STATED GOAL>
Write out the entries below exactly, starting at the first line and stopping after the line that contains "const yTicks = [0, 10, 20, 30, 40, 50, 60];"; skip all pictures.

GIVEN DATA>
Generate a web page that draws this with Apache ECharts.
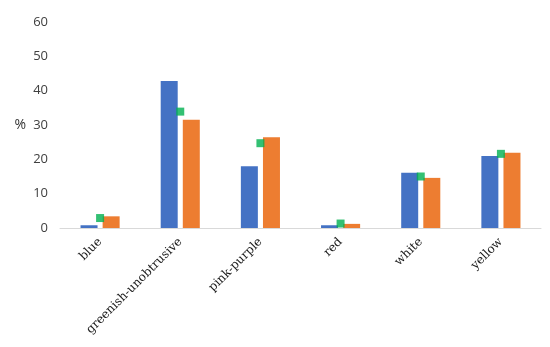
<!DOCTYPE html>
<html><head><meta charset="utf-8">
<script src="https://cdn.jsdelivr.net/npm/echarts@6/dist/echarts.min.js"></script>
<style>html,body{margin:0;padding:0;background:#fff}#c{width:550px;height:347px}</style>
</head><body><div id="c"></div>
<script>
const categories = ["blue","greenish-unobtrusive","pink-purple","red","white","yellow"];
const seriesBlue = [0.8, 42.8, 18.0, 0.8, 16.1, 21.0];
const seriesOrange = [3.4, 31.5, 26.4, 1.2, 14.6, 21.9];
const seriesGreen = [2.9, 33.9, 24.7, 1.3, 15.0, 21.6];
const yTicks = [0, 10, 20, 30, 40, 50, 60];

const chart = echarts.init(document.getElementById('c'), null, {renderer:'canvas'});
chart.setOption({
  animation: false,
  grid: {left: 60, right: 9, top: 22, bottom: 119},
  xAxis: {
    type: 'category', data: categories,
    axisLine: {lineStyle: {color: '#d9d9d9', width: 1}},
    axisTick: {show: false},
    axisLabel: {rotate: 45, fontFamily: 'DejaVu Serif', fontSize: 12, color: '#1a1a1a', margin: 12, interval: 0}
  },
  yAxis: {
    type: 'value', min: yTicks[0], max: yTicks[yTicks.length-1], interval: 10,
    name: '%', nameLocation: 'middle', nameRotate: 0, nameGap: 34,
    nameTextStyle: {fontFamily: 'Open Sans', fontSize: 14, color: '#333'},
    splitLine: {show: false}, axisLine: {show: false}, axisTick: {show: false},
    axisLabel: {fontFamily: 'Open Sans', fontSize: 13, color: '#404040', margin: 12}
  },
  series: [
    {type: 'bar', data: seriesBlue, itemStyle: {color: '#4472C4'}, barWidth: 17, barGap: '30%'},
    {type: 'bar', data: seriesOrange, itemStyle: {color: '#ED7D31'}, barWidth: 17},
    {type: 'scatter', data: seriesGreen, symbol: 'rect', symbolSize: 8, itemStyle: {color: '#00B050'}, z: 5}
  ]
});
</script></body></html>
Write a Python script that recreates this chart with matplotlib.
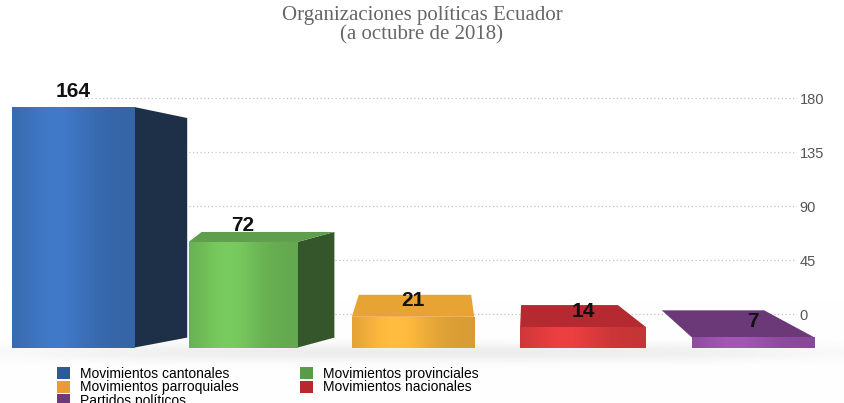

RESULT BELOW>
Generate a web page that draws this with Apache ECharts.
<!DOCTYPE html>
<html><head><meta charset="utf-8">
<script src="https://cdn.jsdelivr.net/npm/echarts@6/dist/echarts.min.js"></script>
<style>html,body{margin:0;padding:0;background:#fff}#c{width:550px;height:347px}</style>
</head><body><div id="c"></div>
<script>
const categories = ["blue","greenish-unobtrusive","pink-purple","red","white","yellow"];
const seriesBlue = [0.8, 42.8, 18.0, 0.8, 16.1, 21.0];
const seriesOrange = [3.4, 31.5, 26.4, 1.2, 14.6, 21.9];
const seriesGreen = [2.9, 33.9, 24.7, 1.3, 15.0, 21.6];
const yTicks = [0, 10, 20, 30, 40, 50, 60];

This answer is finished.